## Goal
Only the lines from the one containing "The picture is" down to the one containing "const BD = 0.4; // bar depth fraction", inclusive, are to be quoted exactly.

## Supplied information
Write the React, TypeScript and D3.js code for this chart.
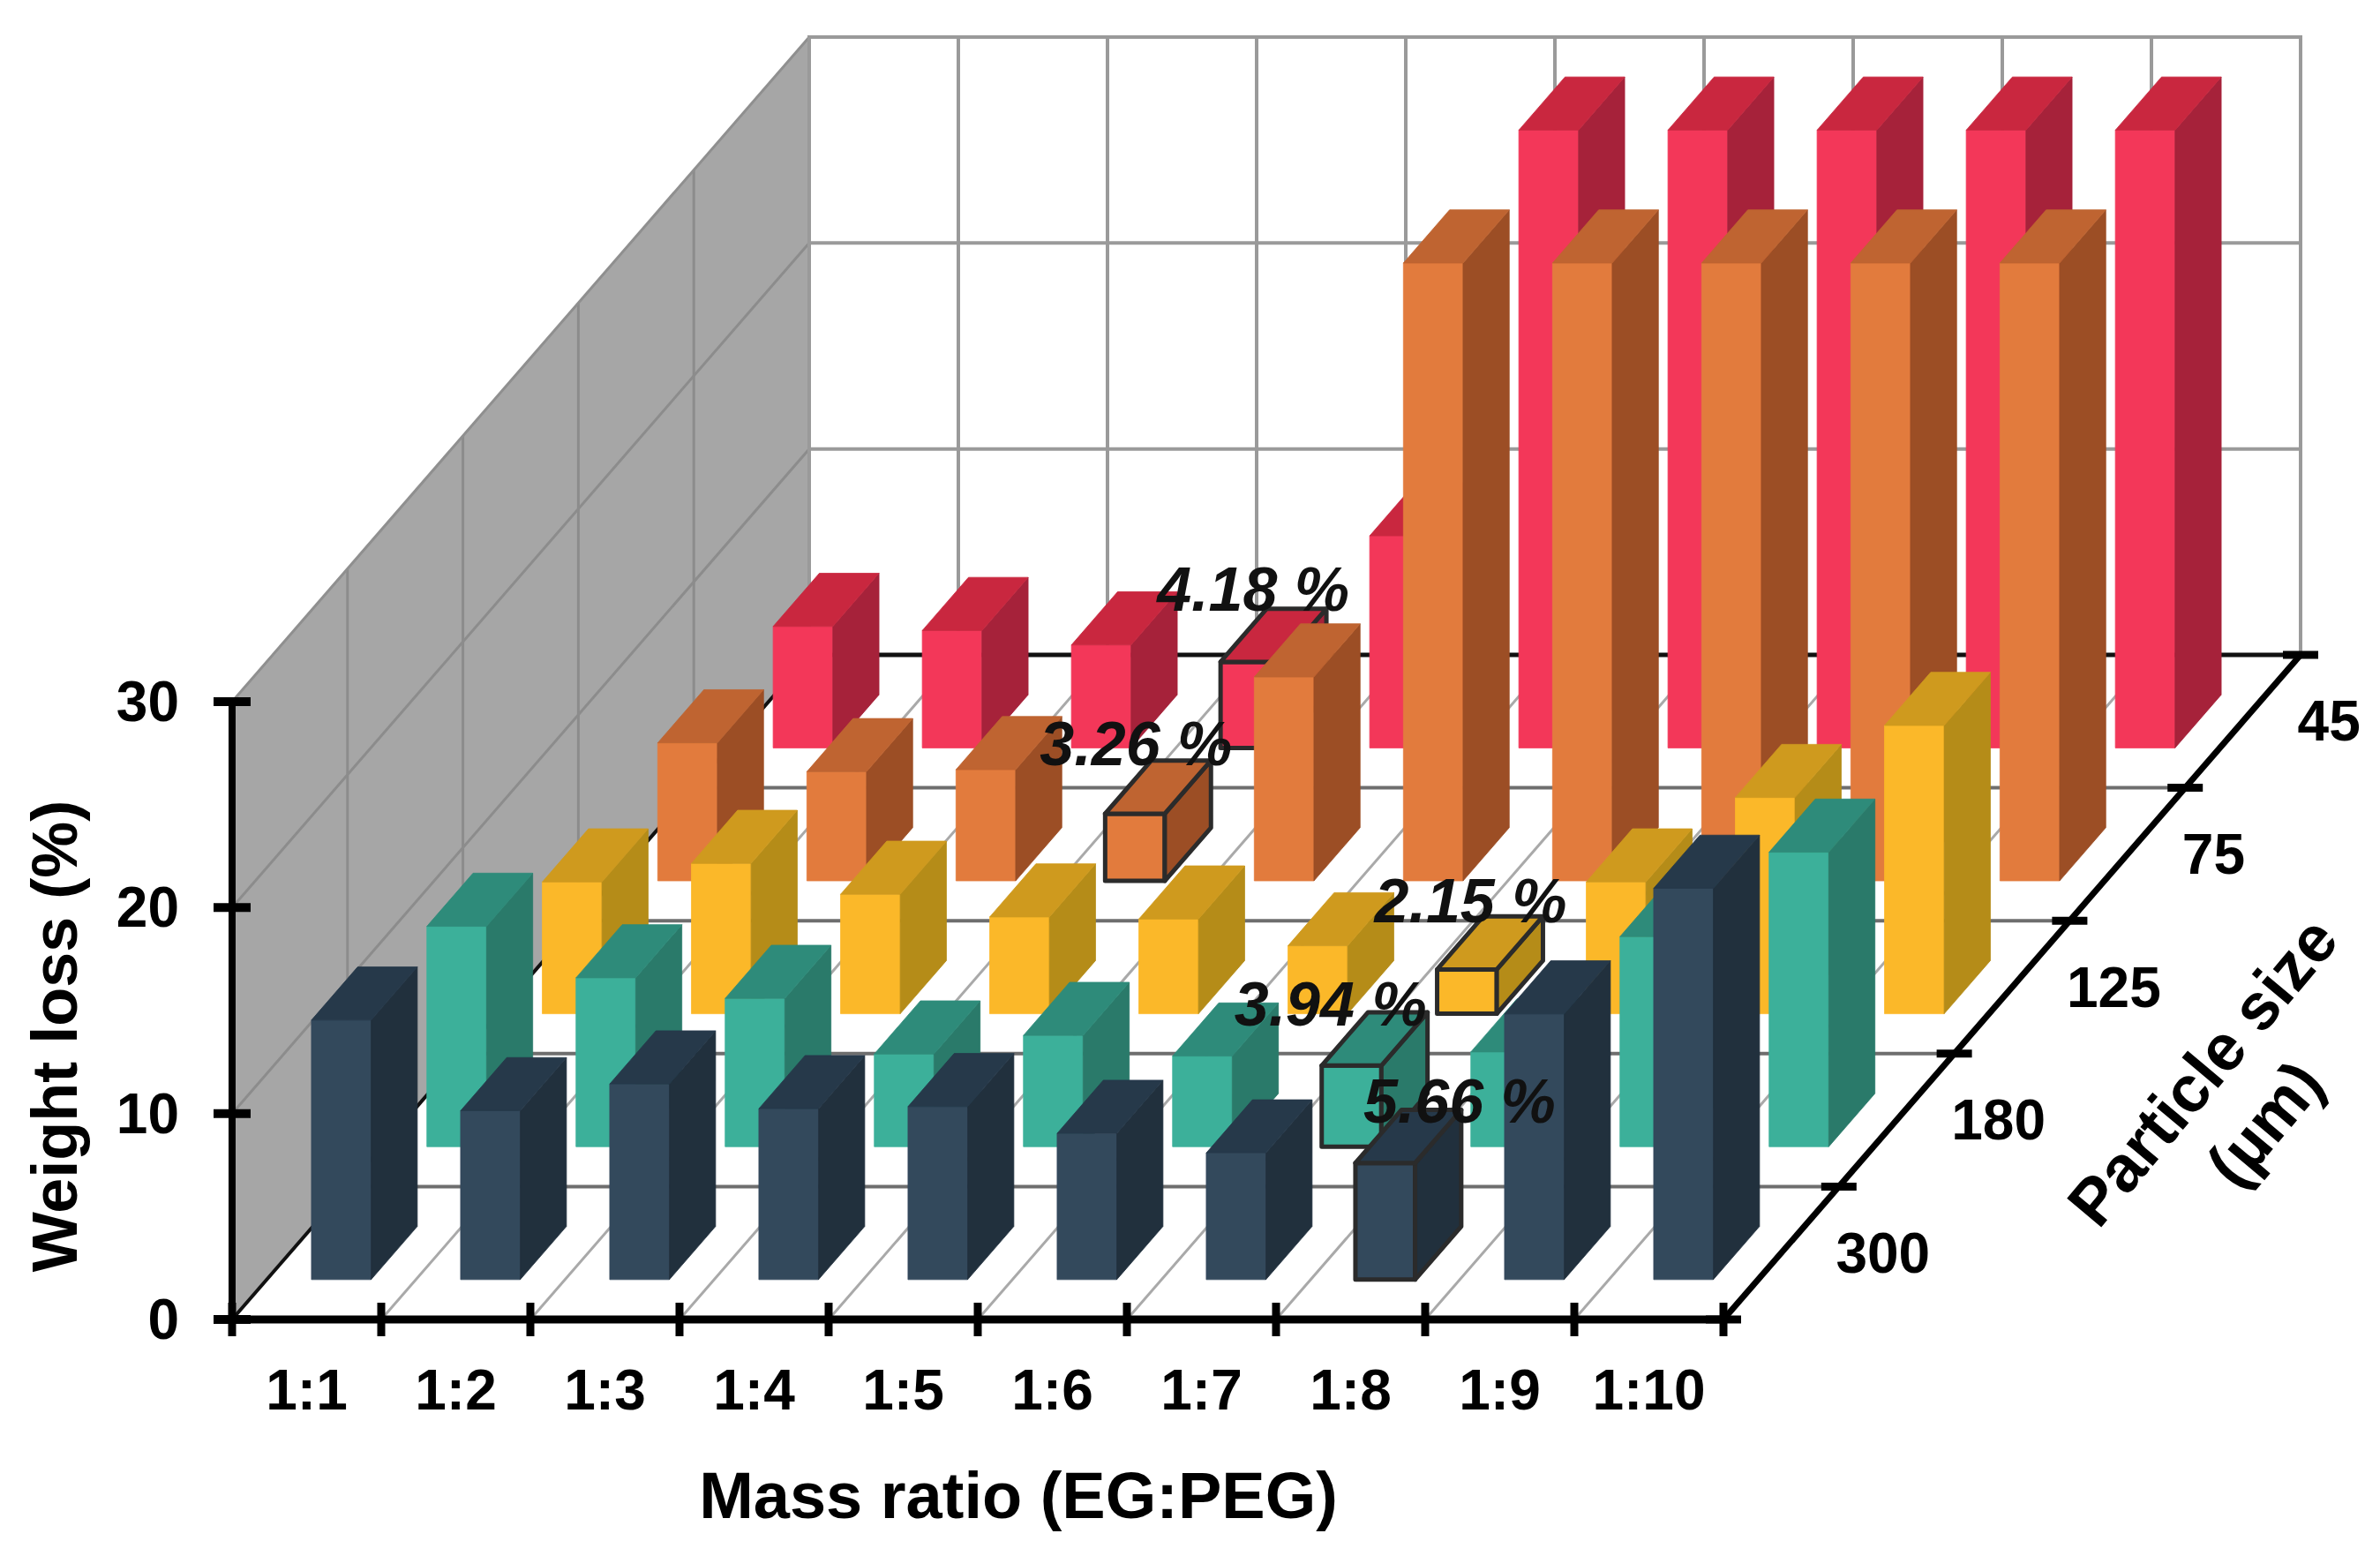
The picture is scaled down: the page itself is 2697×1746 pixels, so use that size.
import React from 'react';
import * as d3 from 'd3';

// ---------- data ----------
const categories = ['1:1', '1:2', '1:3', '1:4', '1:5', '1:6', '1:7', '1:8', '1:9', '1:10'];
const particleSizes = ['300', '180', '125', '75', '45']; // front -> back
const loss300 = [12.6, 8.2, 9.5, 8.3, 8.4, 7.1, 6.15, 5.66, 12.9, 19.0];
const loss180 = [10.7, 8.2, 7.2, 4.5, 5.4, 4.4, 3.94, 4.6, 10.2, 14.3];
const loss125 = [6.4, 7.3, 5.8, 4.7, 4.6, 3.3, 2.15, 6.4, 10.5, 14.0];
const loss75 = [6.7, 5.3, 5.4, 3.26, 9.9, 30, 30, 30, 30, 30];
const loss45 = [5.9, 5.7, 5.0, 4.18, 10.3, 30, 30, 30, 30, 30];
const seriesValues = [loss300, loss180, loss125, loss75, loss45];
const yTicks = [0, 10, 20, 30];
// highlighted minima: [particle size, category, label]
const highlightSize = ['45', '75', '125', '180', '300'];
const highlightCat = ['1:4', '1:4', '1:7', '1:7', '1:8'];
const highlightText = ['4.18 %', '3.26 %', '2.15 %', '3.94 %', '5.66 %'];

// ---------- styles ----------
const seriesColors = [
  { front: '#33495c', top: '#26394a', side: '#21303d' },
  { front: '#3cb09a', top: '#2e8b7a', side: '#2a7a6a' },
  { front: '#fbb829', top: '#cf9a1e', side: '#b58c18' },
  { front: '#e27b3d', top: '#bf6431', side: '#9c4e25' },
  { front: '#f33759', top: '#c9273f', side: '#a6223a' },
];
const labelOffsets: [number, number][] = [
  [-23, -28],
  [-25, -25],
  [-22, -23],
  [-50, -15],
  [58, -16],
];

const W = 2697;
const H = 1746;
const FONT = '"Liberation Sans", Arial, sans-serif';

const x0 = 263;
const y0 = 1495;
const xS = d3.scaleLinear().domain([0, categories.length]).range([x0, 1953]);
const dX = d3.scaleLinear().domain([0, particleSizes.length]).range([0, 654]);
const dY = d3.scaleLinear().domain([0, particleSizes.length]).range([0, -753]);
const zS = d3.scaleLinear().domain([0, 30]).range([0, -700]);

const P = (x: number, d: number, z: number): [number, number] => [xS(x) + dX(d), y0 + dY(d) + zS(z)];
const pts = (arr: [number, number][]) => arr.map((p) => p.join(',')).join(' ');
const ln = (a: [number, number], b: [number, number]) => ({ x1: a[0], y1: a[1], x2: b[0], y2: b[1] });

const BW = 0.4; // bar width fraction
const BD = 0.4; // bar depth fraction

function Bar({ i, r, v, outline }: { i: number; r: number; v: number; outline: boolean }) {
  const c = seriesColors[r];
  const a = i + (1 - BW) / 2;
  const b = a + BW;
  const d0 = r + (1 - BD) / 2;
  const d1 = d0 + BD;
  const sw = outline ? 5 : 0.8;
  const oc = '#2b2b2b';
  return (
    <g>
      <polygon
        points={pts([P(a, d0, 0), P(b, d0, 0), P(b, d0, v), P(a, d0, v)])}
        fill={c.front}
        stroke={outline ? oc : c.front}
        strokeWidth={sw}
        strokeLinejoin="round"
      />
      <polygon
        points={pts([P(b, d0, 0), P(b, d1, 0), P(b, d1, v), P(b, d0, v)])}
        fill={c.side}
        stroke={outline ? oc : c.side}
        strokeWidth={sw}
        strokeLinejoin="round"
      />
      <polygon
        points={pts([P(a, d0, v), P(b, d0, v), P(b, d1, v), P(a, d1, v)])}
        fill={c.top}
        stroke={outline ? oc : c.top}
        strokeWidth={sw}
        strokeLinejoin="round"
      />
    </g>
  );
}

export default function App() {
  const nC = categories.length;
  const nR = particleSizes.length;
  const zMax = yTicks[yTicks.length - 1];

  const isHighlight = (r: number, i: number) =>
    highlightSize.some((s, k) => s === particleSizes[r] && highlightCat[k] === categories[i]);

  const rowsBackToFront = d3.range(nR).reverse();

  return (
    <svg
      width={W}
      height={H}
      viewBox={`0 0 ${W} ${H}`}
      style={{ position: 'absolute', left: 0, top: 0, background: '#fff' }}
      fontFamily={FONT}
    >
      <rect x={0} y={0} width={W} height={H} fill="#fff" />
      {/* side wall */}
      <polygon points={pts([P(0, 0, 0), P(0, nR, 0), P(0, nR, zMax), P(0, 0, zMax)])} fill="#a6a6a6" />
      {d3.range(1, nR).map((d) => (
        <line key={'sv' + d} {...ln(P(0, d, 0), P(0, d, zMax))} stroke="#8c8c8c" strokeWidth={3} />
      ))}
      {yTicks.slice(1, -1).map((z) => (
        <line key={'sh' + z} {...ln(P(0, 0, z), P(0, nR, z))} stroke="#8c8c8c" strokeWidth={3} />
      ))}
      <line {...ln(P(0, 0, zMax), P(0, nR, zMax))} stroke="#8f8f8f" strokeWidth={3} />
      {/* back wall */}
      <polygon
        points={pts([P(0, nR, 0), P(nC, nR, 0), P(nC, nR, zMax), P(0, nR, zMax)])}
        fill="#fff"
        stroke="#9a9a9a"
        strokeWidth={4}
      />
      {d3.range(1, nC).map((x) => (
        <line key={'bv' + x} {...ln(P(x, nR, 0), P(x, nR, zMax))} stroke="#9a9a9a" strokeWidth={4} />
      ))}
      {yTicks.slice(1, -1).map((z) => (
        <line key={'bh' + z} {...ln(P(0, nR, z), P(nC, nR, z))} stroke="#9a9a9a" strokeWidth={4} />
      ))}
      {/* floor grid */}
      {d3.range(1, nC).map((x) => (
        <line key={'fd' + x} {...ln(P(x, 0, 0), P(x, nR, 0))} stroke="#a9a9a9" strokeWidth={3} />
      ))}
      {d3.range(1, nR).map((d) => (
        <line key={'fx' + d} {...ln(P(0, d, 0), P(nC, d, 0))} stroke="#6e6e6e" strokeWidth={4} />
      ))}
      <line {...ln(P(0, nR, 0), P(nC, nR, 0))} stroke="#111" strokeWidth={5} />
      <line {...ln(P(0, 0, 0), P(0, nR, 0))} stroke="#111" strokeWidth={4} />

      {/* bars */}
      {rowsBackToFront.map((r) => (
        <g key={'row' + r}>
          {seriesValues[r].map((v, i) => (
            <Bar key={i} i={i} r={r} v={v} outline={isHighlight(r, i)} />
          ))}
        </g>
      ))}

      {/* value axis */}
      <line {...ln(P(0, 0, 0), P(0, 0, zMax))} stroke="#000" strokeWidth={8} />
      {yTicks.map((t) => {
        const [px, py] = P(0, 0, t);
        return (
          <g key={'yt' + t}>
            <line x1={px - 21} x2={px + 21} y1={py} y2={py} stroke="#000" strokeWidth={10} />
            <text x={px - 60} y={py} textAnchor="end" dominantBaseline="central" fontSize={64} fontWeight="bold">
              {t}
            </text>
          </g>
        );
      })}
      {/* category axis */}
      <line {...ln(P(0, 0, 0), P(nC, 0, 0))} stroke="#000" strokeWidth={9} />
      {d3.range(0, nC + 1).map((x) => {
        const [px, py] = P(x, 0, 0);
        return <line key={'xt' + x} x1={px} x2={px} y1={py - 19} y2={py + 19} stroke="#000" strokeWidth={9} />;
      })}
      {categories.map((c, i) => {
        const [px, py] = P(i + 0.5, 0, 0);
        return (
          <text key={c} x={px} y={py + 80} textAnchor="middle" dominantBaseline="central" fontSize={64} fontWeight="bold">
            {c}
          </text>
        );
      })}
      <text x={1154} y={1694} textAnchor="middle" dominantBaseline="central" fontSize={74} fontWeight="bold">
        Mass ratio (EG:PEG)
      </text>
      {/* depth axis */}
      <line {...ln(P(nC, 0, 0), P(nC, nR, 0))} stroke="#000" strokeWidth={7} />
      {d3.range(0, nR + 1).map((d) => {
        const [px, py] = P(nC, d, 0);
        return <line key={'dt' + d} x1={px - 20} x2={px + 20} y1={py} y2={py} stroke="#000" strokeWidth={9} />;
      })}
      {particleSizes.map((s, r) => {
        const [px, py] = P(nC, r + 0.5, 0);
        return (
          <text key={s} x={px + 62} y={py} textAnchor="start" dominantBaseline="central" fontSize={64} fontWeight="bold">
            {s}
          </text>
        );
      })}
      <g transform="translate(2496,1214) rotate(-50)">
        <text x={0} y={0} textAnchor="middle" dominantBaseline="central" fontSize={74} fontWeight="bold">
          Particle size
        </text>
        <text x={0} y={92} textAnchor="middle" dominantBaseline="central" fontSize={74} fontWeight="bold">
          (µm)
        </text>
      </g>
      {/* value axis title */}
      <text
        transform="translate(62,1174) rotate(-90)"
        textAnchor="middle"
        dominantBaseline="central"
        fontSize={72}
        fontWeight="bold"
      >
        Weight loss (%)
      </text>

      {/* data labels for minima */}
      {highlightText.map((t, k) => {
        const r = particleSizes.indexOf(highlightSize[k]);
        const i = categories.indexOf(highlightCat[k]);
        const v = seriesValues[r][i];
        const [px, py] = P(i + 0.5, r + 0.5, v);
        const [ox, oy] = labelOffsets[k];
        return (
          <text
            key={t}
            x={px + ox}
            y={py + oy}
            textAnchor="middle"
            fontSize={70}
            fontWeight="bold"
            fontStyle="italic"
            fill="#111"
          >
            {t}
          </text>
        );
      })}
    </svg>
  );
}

## Task result
The picture is scaled down: the page itself is 2697×1746 pixels, so use that size.
import React from 'react';
import * as d3 from 'd3';

// ---------- data ----------
const categories = ['1:1', '1:2', '1:3', '1:4', '1:5', '1:6', '1:7', '1:8', '1:9', '1:10'];
const particleSizes = ['300', '180', '125', '75', '45']; // front -> back
const loss300 = [12.6, 8.2, 9.5, 8.3, 8.4, 7.1, 6.15, 5.66, 12.9, 19.0];
const loss180 = [10.7, 8.2, 7.2, 4.5, 5.4, 4.4, 3.94, 4.6, 10.2, 14.3];
const loss125 = [6.4, 7.3, 5.8, 4.7, 4.6, 3.3, 2.15, 6.4, 10.5, 14.0];
const loss75 = [6.7, 5.3, 5.4, 3.26, 9.9, 30, 30, 30, 30, 30];
const loss45 = [5.9, 5.7, 5.0, 4.18, 10.3, 30, 30, 30, 30, 30];
const seriesValues = [loss300, loss180, loss125, loss75, loss45];
const yTicks = [0, 10, 20, 30];
// highlighted minima: [particle size, category, label]
const highlightSize = ['45', '75', '125', '180', '300'];
const highlightCat = ['1:4', '1:4', '1:7', '1:7', '1:8'];
const highlightText = ['4.18 %', '3.26 %', '2.15 %', '3.94 %', '5.66 %'];

// ---------- styles ----------
const seriesColors = [
  { front: '#33495c', top: '#26394a', side: '#21303d' },
  { front: '#3cb09a', top: '#2e8b7a', side: '#2a7a6a' },
  { front: '#fbb829', top: '#cf9a1e', side: '#b58c18' },
  { front: '#e27b3d', top: '#bf6431', side: '#9c4e25' },
  { front: '#f33759', top: '#c9273f', side: '#a6223a' },
];
const labelOffsets: [number, number][] = [
  [-23, -28],
  [-25, -25],
  [-22, -23],
  [-50, -15],
  [58, -16],
];

const W = 2697;
const H = 1746;
const FONT = '"Liberation Sans", Arial, sans-serif';

const x0 = 263;
const y0 = 1495;
const xS = d3.scaleLinear().domain([0, categories.length]).range([x0, 1953]);
const dX = d3.scaleLinear().domain([0, particleSizes.length]).range([0, 654]);
const dY = d3.scaleLinear().domain([0, particleSizes.length]).range([0, -753]);
const zS = d3.scaleLinear().domain([0, 30]).range([0, -700]);

const P = (x: number, d: number, z: number): [number, number] => [xS(x) + dX(d), y0 + dY(d) + zS(z)];
const pts = (arr: [number, number][]) => arr.map((p) => p.join(',')).join(' ');
const ln = (a: [number, number], b: [number, number]) => ({ x1: a[0], y1: a[1], x2: b[0], y2: b[1] });

const BW = 0.4; // bar width fraction
const BD = 0.4; // bar depth fraction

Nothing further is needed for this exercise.